I have a tkinter GUI that downloads data from multiple websites at once. I run a seperate thread for each download (about 28). Is that too much threads for one GUI process? because it's really slow, each individual page should take about 1 to 2 seconds but when all are run at once it takes over 40 seconds. Is there any way I can shorten the time it takes to download all the pages? Any help is appreciated, thanks.
3 Answers
It's probably the GIL (global interpreter lock) that gets in your way. Python has some performance problems with many threads.
You could try twisted.web.getPage (see http://twistedmatrix.com/projects/core/documentation/howto/async.html a bit down the page). I don't have benchmarks for that. But taking the example on that page and adding 28 deferreds to see how fast it is will give you a comparable result pretty fast. Keep in mind, that you'd have to use the gtk reactor and get into twisteds programming style, though.
5 Comments
A process can have hundreds of threads on any modern OS without any problem.

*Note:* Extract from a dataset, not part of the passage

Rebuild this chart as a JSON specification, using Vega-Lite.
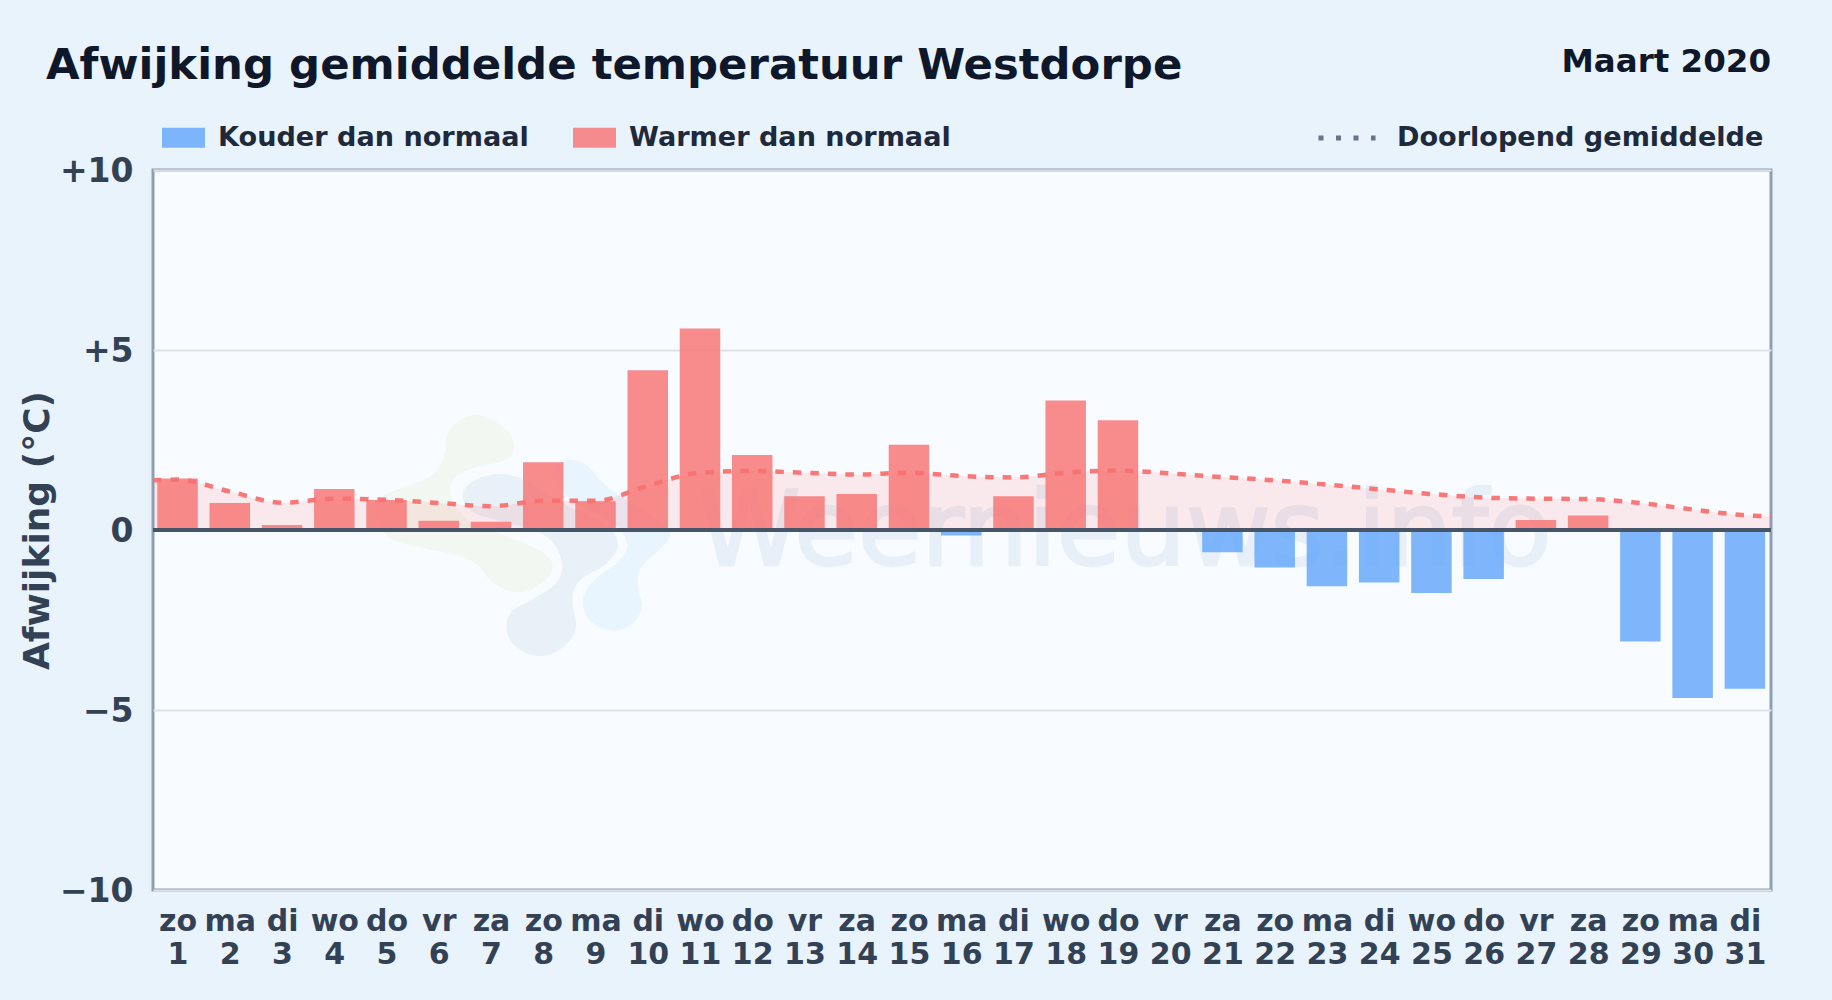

If you're bandwidth-limited, 1 to 2 seconds times 28 means 40 seconds is about right. If you're latency limited, it should be faster, but with no information, all I can suggest is:
- add logging to your code to make sure it's actually running in parallel, and that you're not accidentally serializing your threads somehow;
- use a network monitor to make sure that network requests are actually going out in parallel.
It's hard to give anything better without more information.